> _Your instructions_:
Copy every line of the data in which the word "script" occurs.

> _Exercise material_:
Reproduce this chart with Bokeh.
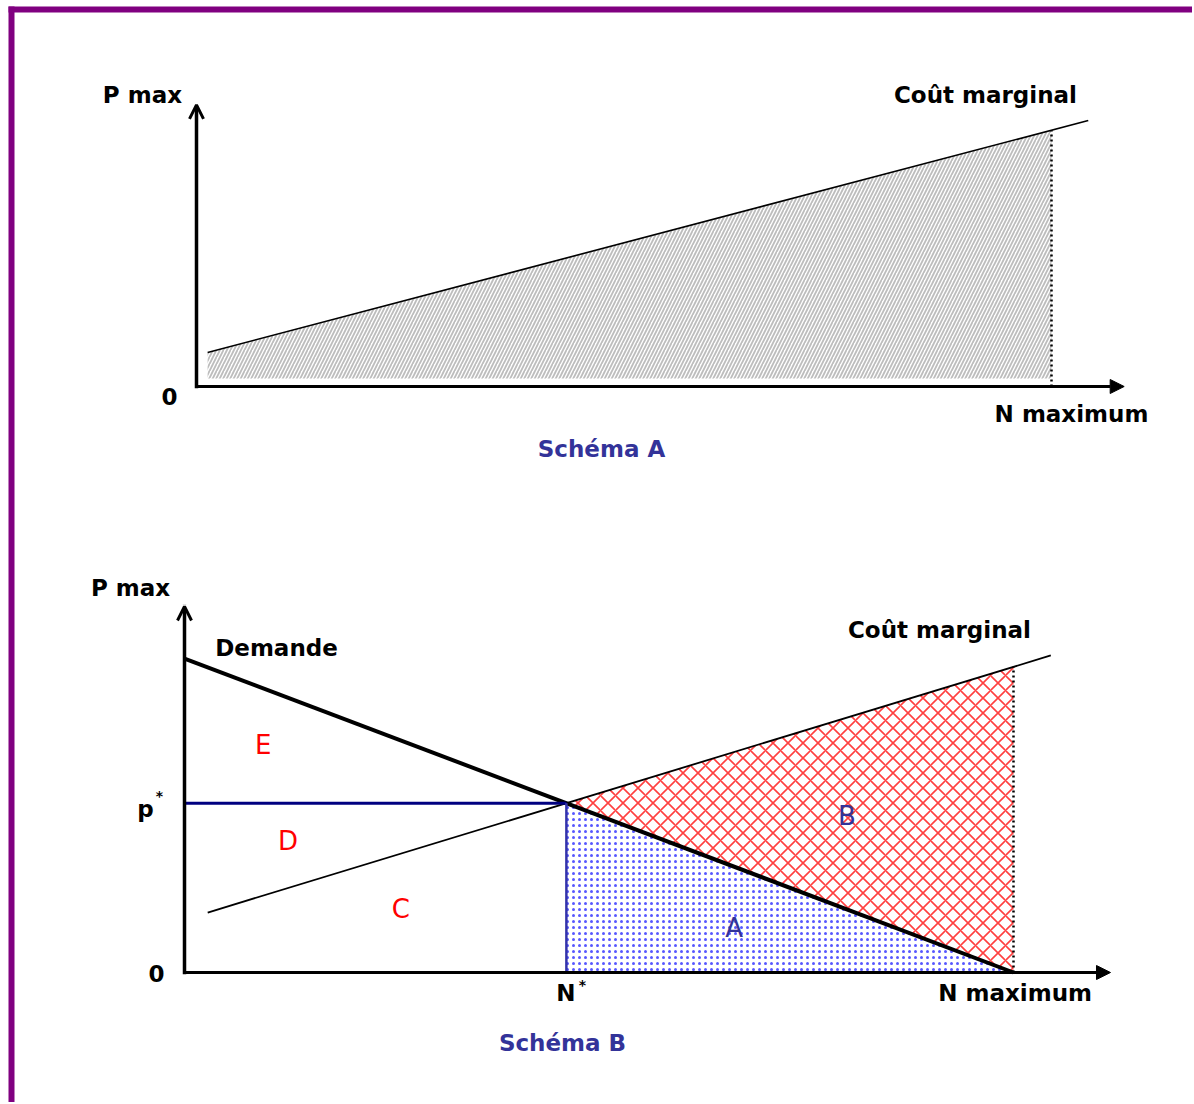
import numpy as np
from bokeh.plotting import figure
from bokeh.models import Range1d, Arrow, OpenHead, NormalHead, ColumnDataSource, BoxAnnotation
from bokeh.core.properties import value
from bokeh.embed import file_html
from bokeh.resources import INLINE

# ---------------- Schéma A (conceptual units, N maximum = 10) ----------------
a_nmax = 10.0
a_mc_n = [0.13, 10.43]          # marginal cost line, N extent
a_mc_p = [1.33, 10.39]          # marginal cost line, price
a_shade_floor = 0.31
a_axis_n_end = 10.85
a_axis_p_end = 11.0

# ---------------- Schéma B ----------------
b_nmax = 10.0
b_dem_n = [0.0, 10.0]           # demand line
b_dem_p = [10.26, 0.0]
b_mc_n = [0.28, 10.45]          # marginal cost line
b_mc_p = [1.96, 10.36]
b_axis_n_end = 11.17
b_axis_p_end = 11.96

region_labels = ["E", "D", "C", "B", "A"]

# ---------------- layout geometry (page pixels) ----------------
W, H = 1192, 1102
FX0, FX1 = 0, W
FY0, FY1 = 0, H

A_O = (196, 386, 85.5, 25.6)     # origin x, origin y, px per N, px per P
B_O = (184, 972, 82.9, 30.6)


def make_ranges(ox, oy, sx, sy):
    return (Range1d((FX0 - ox) / sx, (FX1 - ox) / sx),
            Range1d((oy - FY1) / sy, (oy - FY0) / sy))


xa, ya = make_ranges(*A_O)
xb, yb = make_ranges(*B_O)

p = figure(width=W, height=H, x_range=xa, y_range=ya,
           output_backend="svg", toolbar_location=None,
           x_axis_location=None, y_axis_location=None,
           min_border_left=0, min_border_top=0,
           min_border_right=0, min_border_bottom=0,
           border_fill_color="white", background_fill_color="white",
           outline_line_color=None)
p.extra_x_ranges = {"b": xb}
p.extra_y_ranges = {"b": yb}
p.xgrid.visible = False
p.ygrid.visible = False

# purple frame (top and left edges)
def ax(px):
    return (px - A_O[0]) / A_O[2]

def ay(py):
    return (A_O[1] - py) / A_O[3]

p.add_layout(BoxAnnotation(left=ax(8), top=ay(6), bottom=ay(12),
                           fill_color="#800080", fill_alpha=1, line_color=None))
p.add_layout(BoxAnnotation(left=ax(8), right=ax(14), top=ay(6),
                           fill_color="#800080", fill_alpha=1, line_color=None))

FONT = value("DejaVu Sans")
LBL = dict(text_font=FONT, text_font_style="bold", text_font_size="23px",
           text_align="center", text_baseline="middle", text_color="black")

# ======================= Schéma A =======================
def mc_a(n):
    return np.interp(n, a_mc_n, a_mc_p)

sn = np.array([a_mc_n[0], a_nmax])
p.patch(x=[sn[0], sn[1], sn[1], sn[0]],
        y=[a_shade_floor, a_shade_floor, mc_a(sn[1]), mc_a(sn[0])],
        fill_color="white", line_color=None,
        hatch_pattern="/", hatch_color="#bdbdbd", hatch_scale=7, hatch_weight=1.8)
p.line(a_mc_n, a_mc_p, line_color="black", line_width=1.6)
p.line([a_nmax, a_nmax], [0, mc_a(a_nmax)], line_color="black",
       line_width=2.5, line_dash="2 3")

p.add_layout(Arrow(x_start=0, y_start=0, x_end=0, y_end=a_axis_p_end,
                   line_width=3.5, line_cap="square",
                   end=OpenHead(size=14, line_width=3, line_color="black")))
p.add_layout(Arrow(x_start=0, y_start=0, x_end=a_axis_n_end, y_end=0,
                   line_width=3, line_cap="square",
                   end=NormalHead(size=14, fill_color="black", line_color="black")))

a_txt = ColumnDataSource(dict(
    x=[-0.632, 9.228, -0.316, 10.234],
    y=[11.37, 11.37, -0.39, -1.09],
    t=["P max", "Coût marginal", "0", "N maximum"]))
p.text(x="x", y="y", text="t", source=a_txt, **LBL)
p.text(x=[4.737], y=[-2.46], text=["Schéma A"],
       **{**LBL, "text_color": "#333399"})

# ======================= Schéma B =======================
BR = dict(x_range_name="b", y_range_name="b")

ds = (b_dem_p[1] - b_dem_p[0]) / (b_dem_n[1] - b_dem_n[0])
d0 = b_dem_p[0] - ds * b_dem_n[0]
ms = (b_mc_p[1] - b_mc_p[0]) / (b_mc_n[1] - b_mc_n[0])
m0 = b_mc_p[0] - ms * b_mc_n[0]
n_star = (d0 - m0) / (ms - ds)
p_star = d0 + ds * n_star
mc_at_max = m0 + ms * b_nmax
n_dem_zero = -d0 / ds

# region A: blue dots
p.patch(x=[n_star, n_star, n_dem_zero], y=[p_star, 0, 0],
        fill_color="white", line_color=None,
        hatch_pattern=".", hatch_color="#3a3aff", hatch_scale=6, hatch_weight=1.2,
        hatch_alpha=0.85, **BR)
# region B: red crosshatch
p.patch(x=[n_star, b_nmax, b_nmax], y=[p_star, mc_at_max, 0],
        fill_color="white", line_color=None,
        hatch_pattern="x", hatch_color="#ff4040", hatch_scale=15, hatch_weight=1.6, **BR)

p.line(b_mc_n, b_mc_p, line_color="black", line_width=1.8, **BR)
p.line(b_dem_n, b_dem_p, line_color="black", line_width=4, **BR)
p.line([0, n_star], [p_star, p_star], line_color="#000080", line_width=3, **BR)
p.line([n_star, n_star], [0, p_star], line_color="#3333aa", line_width=2.5, **BR)
p.line([b_nmax, b_nmax], [0, mc_at_max], line_color="black",
       line_width=2.5, line_dash="2 3", **BR)

p.add_layout(Arrow(x_start=0, y_start=0, x_end=0, y_end=b_axis_p_end,
                   line_width=3.5, line_cap="square",
                   end=OpenHead(size=14, line_width=3, line_color="black"), **BR))
p.add_layout(Arrow(x_start=0, y_start=0, x_end=b_axis_n_end, y_end=0,
                   line_width=3, line_cap="square",
                   end=NormalHead(size=14, fill_color="black", line_color="black"), **BR))

b_txt = ColumnDataSource(dict(
    x=[-0.651, 1.11, 9.107, -0.338, 10.02, 4.60],
    y=[12.58, 10.62, 11.18, -0.03, -0.654, -0.654],
    t=["P max", "Demande", "Coût marginal", "0", "N maximum", "N"]))
p.text(x="x", y="y", text="t", source=b_txt, **LBL, **BR)
p.text(x=[-0.47], y=[5.33], text=["p"],
       **{**LBL, "text_baseline": "alphabetic"}, **BR)
p.text(x=[-0.302, 4.80], y=[5.78, -0.42], text=["*", "*"],
       **{**LBL, "text_font_size": "14px"}, **BR)
p.text(x=[4.56], y=[-2.32], text=["Schéma B"],
       **{**LBL, "text_color": "#333399"}, **BR)

reg = ColumnDataSource(dict(
    x=[0.95, 1.25, 2.61, 7.99, 6.63],
    y=[7.42, 4.31, 2.06, 5.13, 1.47],
    t=region_labels,
    c=["#ff0000", "#ff0000", "#ff0000", "#333399", "#333399"]))
p.text(x="x", y="y", text="t", source=reg, text_color="c",
       text_font=FONT, text_font_size="26px", text_align="center",
       text_baseline="middle", **BR)

open("out.html", "w").write(file_html(p, INLINE))
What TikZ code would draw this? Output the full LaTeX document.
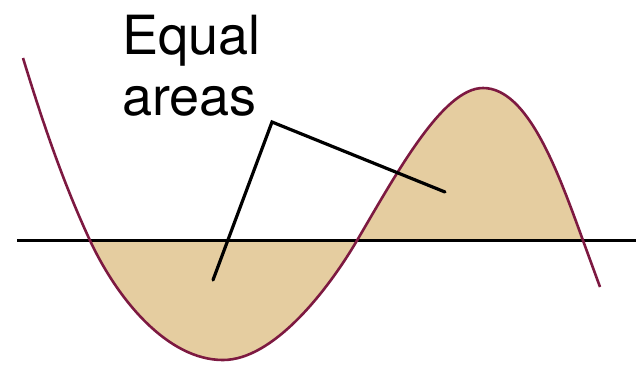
\documentclass[tikz,border=0pt]{standalone}
\usepackage{fontspec}
\setmainfont{TeX Gyre Heros}
\definecolor{curvecol}{RGB}{125,25,65}
\definecolor{areacol}{RGB}{229,205,160}
\begin{document}
\begin{tikzpicture}[x=1pt,y=-1pt,
  curveline/.style={draw=curvecol,line width=2.6pt},
  axisline/.style={draw=black,line width=3.2pt},
  leader/.style={draw=black,line width=3.2pt,line cap=round,line join=miter},
  lbl/.style={anchor=base west,inner sep=0pt,font=\fontsize{54}{60}\selectfont}]
\useasboundingbox (0,0) rectangle (644,365);
% key points of the curve
\coordinate (cstart) at (23,58);
\coordinate (r1) at (90,240.5);
\coordinate (cmin) at (223,360);
\coordinate (r2) at (357,240.5);
\coordinate (cmax) at (483,88);
\coordinate (r3) at (583,240.5);
\coordinate (cend) at (600,287);
% filled areas
\fill[areacol] (r1) .. controls (118,300.4) and (168,360) .. (cmin)
  .. controls (273,360) and (327,291.5) .. (r2)
  .. controls (397,172.5) and (443,88) .. (cmax)
  .. controls (528,88) and (558,171.75) .. (r3) -- cycle;
% axis
\coordinate (axL) at (17,240.5);
\coordinate (axR) at (636,240.5);
\draw[axisline] (axL) -- (axR);
% curve
\draw[curveline] (cstart) .. controls (42,120) and (62,180) .. (r1)
  .. controls (118,300.4) and (168,360) .. (cmin)
  .. controls (273,360) and (327,291.5) .. (r2)
  .. controls (397,172.5) and (443,88) .. (cmax)
  .. controls (528,88) and (558,171.75) .. (r3)
  -- (cend);
% labels
\node[lbl] (equal) at (122,54) {Equal};
\node[lbl] (areas) at (122,115) {areas};
% leaders
\coordinate (apex) at (272,122);
\coordinate (lowend) at (213,280);
\coordinate (highend) at (445,192);
\draw[leader] (lowend) -- (apex) -- (highend);
\end{tikzpicture}
\end{document}
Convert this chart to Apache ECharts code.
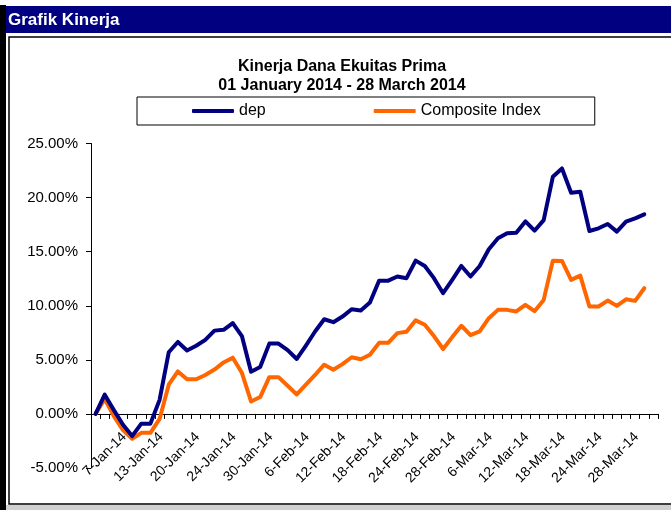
<!DOCTYPE html>
<html>
<head>
<meta charset="utf-8">
<script src="https://cdn.jsdelivr.net/npm/echarts@6/dist/echarts.min.js"></script>
<style>
  html, body { margin: 0; padding: 0; background: #fff; }
  #main { width: 671px; height: 510px; }
</style>
</head>
<body>
<div id="main"></div>
<script>
// tanggal perdagangan (kategori terakhir kosong, seperti di Excel)
var dates = [
  '1-Jan-14', '2-Jan-14', '3-Jan-14', '6-Jan-14', '7-Jan-14', '8-Jan-14', '9-Jan-14', '10-Jan-14',
  '13-Jan-14', '15-Jan-14', '16-Jan-14', '17-Jan-14', '20-Jan-14', '21-Jan-14', '22-Jan-14', '23-Jan-14',
  '24-Jan-14', '27-Jan-14', '28-Jan-14', '29-Jan-14', '30-Jan-14', '3-Feb-14', '4-Feb-14', '5-Feb-14',
  '6-Feb-14', '7-Feb-14', '10-Feb-14', '11-Feb-14', '12-Feb-14', '13-Feb-14', '14-Feb-14', '17-Feb-14',
  '18-Feb-14', '19-Feb-14', '20-Feb-14', '21-Feb-14', '24-Feb-14', '25-Feb-14', '26-Feb-14', '27-Feb-14',
  '28-Feb-14', '3-Mar-14', '4-Mar-14', '5-Mar-14', '6-Mar-14', '7-Mar-14', '10-Mar-14', '11-Mar-14',
  '12-Mar-14', '13-Mar-14', '14-Mar-14', '17-Mar-14', '18-Mar-14', '19-Mar-14', '20-Mar-14', '21-Mar-14',
  '24-Mar-14', '25-Mar-14', '26-Mar-14', '27-Mar-14', '28-Mar-14', '31-Mar-14'
];

// kinerja dalam persen
var depValues = [
  0, 1.78, 0.35, -1.0, -2.05, -0.9, -0.9, 1.3, 5.7, 6.65, 5.87,
  6.3, 6.85, 7.7, 7.78, 8.4, 7.2, 3.9, 4.33, 6.5, 6.5,
  5.9, 5.08, 6.32, 7.62, 8.75, 8.48, 9.0, 9.68, 9.56, 10.3,
  12.32, 12.32, 12.7, 12.55, 14.17, 13.68, 12.55, 11.16, 12.39, 13.68,
  12.7, 13.68, 15.22, 16.24, 16.7, 16.75, 17.8, 16.94, 17.92, 21.92,
  22.69, 20.44, 20.54, 16.91, 17.16, 17.56, 16.85, 17.77, 18.08, 18.45
];
var compositeValues = [
  0, 1.38, -0.2, -1.5, -2.3, -1.75, -1.75, -0.46, 2.7, 3.93, 3.2,
  3.2, 3.6, 4.1, 4.76, 5.2, 3.8, 1.15, 1.56, 3.4, 3.4,
  2.6, 1.8, 2.7, 3.6, 4.55, 4.09, 4.6, 5.24, 5.05, 5.47,
  6.57, 6.57, 7.47, 7.6, 8.65, 8.24, 7.2, 6.0, 7.1, 8.15,
  7.28, 7.63, 8.85, 9.62, 9.62, 9.47, 10.08, 9.5, 10.54, 14.17,
  14.14, 12.39, 12.79, 9.93, 9.93, 10.48, 9.99, 10.6, 10.45, 11.62
];
var seriesNames = ['dep', 'Composite Index'];
var yTicks = [-5, 0, 5, 10, 15, 20, 25];

var font = "'Liberation Sans', Arial, sans-serif";

var chart = echarts.init(document.getElementById('main'));

var option = {
  animation: false,
  backgroundColor: '#fff',
  textStyle: { fontFamily: font },
  graphic: [
    { type: 'rect', shape: { x: 0, y: 5, width: 6, height: 505 }, style: { fill: '#000' } },
    { type: 'rect', shape: { x: 6, y: 6, width: 665, height: 27 }, style: { fill: '#000080' } },
    {
      type: 'text', x: 8, y: 20,
      style: { text: 'Grafik Kinerja', fill: '#fff', font: 'bold 17px ' + font, verticalAlign: 'middle' }
    },
    {
      type: 'rect', shape: { x: 9, y: 37, width: 680, height: 467 },
      style: { fill: 'none', stroke: '#000', lineWidth: 1.5 }
    },
    { type: 'rect', shape: { x: 6, y: 505, width: 665, height: 5 }, style: { fill: '#d0d0d0' } }
  ],
  title: [
    {
      text: 'Kinerja Dana Ekuitas Prima',
      left: 342, top: 59, textAlign: 'center', padding: 0,
      textStyle: { fontSize: 16, fontWeight: 'bold', color: '#000', fontFamily: font }
    },
    {
      text: '01 January 2014 - 28 March 2014',
      left: 342, top: 78, textAlign: 'center', padding: 0,
      textStyle: { fontSize: 16, fontWeight: 'bold', color: '#000', fontFamily: font }
    }
  ],
  legend: {
    data: seriesNames,
    left: 137, top: 97,
    padding: [6, 54, 6, 55],
    itemGap: 108,
    itemWidth: 42, itemHeight: 4,
    icon: 'roundRect',
    borderColor: '#000', borderWidth: 1,
    textStyle: { fontSize: 16, color: '#000', fontFamily: font }
  },
  grid: { left: 91, right: 13, top: 143.5, bottom: 42, containLabel: false, outerBoundsMode: 'none' },
  xAxis: {
    type: 'category',
    data: dates,
    boundaryGap: true,
    axisLine: { onZero: true, lineStyle: { color: '#000', width: 1 } },
    axisTick: { show: true, interval: 0, length: 5, lineStyle: { color: '#000' } },
    axisLabel: {
      rotate: 45,
      fontSize: 14,
      color: '#000',
      margin: -41,
      padding: [0, 11, 0, 0],
      interval: function (index) { return index > 0 && index % 4 === 0; }
    },
    splitLine: { show: false }
  },
  yAxis: {
    type: 'value',
    min: yTicks[0], max: yTicks[yTicks.length - 1], interval: 5,
    axisLine: { show: true, lineStyle: { color: '#000', width: 1 } },
    axisTick: { show: true, length: 5, lineStyle: { color: '#000' } },
    axisLabel: {
      fontSize: 15, color: '#000', margin: 13,
      formatter: function (v) { return v.toFixed(2) + '%'; }
    },
    splitLine: { show: false }
  },
  series: [
    {
      name: seriesNames[0], type: 'line', data: depValues,
      symbol: 'none', showSymbol: false,
      itemStyle: { color: '#000080' },
      lineStyle: { color: '#000080', width: 4, cap: 'round', join: 'round' },
      z: 3
    },
    {
      name: seriesNames[1], type: 'line', data: compositeValues,
      symbol: 'none', showSymbol: false,
      itemStyle: { color: '#FF6600' },
      lineStyle: { color: '#FF6600', width: 4, cap: 'round', join: 'round' },
      z: 2
    }
  ]
};

chart.setOption(option);
</script>
</body>
</html>
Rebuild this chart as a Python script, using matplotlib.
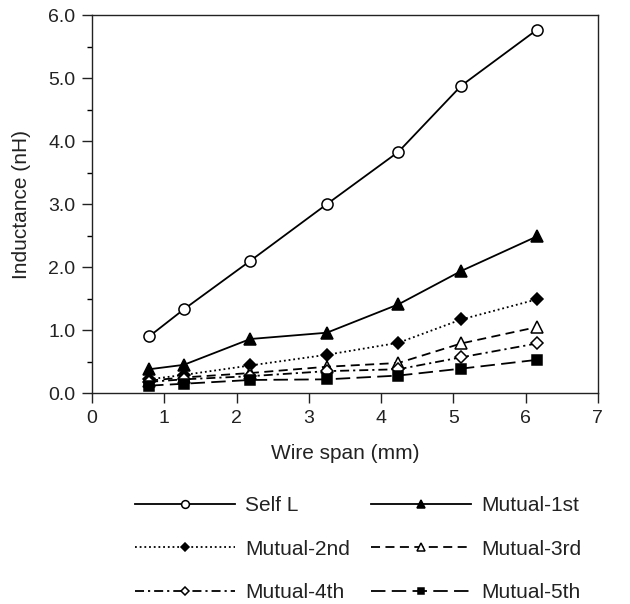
import matplotlib
matplotlib.use("Agg")
import matplotlib.pyplot as plt
from matplotlib.ticker import MultipleLocator, FormatStrFormatter

plt.rcParams['font.family'] = ['Liberation Sans', 'DejaVu Sans']

span = [0.79, 1.27, 2.19, 3.25, 4.24, 5.11, 6.16]
self_l = [0.90, 1.33, 2.10, 3.00, 3.83, 4.88, 5.77]
mutual_1 = [0.38, 0.45, 0.86, 0.96, 1.41, 1.94, 2.49]
mutual_2 = [0.22, 0.29, 0.44, 0.61, 0.80, 1.17, 1.49]
mutual_3 = [0.20, 0.25, 0.32, 0.42, 0.48, 0.79, 1.05]
mutual_4 = [0.18, 0.22, 0.27, 0.35, 0.38, 0.57, 0.79]
mutual_5 = [0.12, 0.15, 0.21, 0.22, 0.28, 0.39, 0.53]

names = ['Self L', 'Mutual-1st', 'Mutual-2nd', 'Mutual-3rd', 'Mutual-4th', 'Mutual-5th']
series = [self_l, mutual_1, mutual_2, mutual_3, mutual_4, mutual_5]
styles = [
    dict(ls='-', marker='o', mfc='white'),
    dict(ls='-', marker='^', mfc='black'),
    dict(ls=(0, (1, 1.6)), marker='D', mfc='black', ms=6),
    dict(ls=(0, (5, 3)), marker='^', mfc='white'),
    dict(ls=(0, (5, 2.2, 1.2, 2.2)), marker='D', mfc='white', ms=6),
    dict(ls=(0, (8, 3.5)), marker='s', mfc='black', ms=7),
]

fig = plt.figure(figsize=(6.3, 6.04), dpi=100)
ax = fig.add_axes([0.146, 0.349, 0.803, 0.626])

handles = []
for name, vals, st in zip(names, series, styles):
    kw = dict(color='black', lw=1.3, mec='black', mew=1.1, ms=8)
    kw.update(st)
    line, = ax.plot(span, vals, label=name, **kw)
    handles.append(line)

ax.set_xlim(0, 7)
ax.set_ylim(0, 6)
ax.xaxis.set_major_locator(MultipleLocator(1))
ax.yaxis.set_major_locator(MultipleLocator(1))
ax.yaxis.set_minor_locator(MultipleLocator(0.5))
ax.yaxis.set_major_formatter(FormatStrFormatter('%.1f'))
ax.tick_params(direction='out', length=7, width=1, labelsize=14, colors='#222222')
ax.tick_params(axis='y', pad=5)
ax.tick_params(axis='x', pad=5)
ax.tick_params(which='minor', direction='out', length=3.5, width=1)
for s in ax.spines.values():
    s.set_linewidth(1)
    s.set_color('#222222')
ax.set_xlabel('Wire span (mm)', fontsize=15, labelpad=12, color='#222222')
ax.set_ylabel('Inductance (nH)', fontsize=15, labelpad=12, color='#222222')

# two columns, filled row by row
order = [0, 2, 4, 1, 3, 5]
fig.legend([handles[i] for i in order], [names[i] for i in order],
           loc='center', bbox_to_anchor=(0.568, 0.091), ncol=2, frameon=False,
           fontsize=15, handlelength=4.8, labelspacing=1.18, columnspacing=1.0,
           handletextpad=0.5, markerscale=0.7, labelcolor='#222222')

fig.savefig('out.png', dpi=100)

> _The reply_:
<script src="https://cdn.jsdelivr.net/npm/echarts@6/dist/echarts.min.js"></script>
<script>
</script>
Rebuild this chart as a Python script, using matplotlib.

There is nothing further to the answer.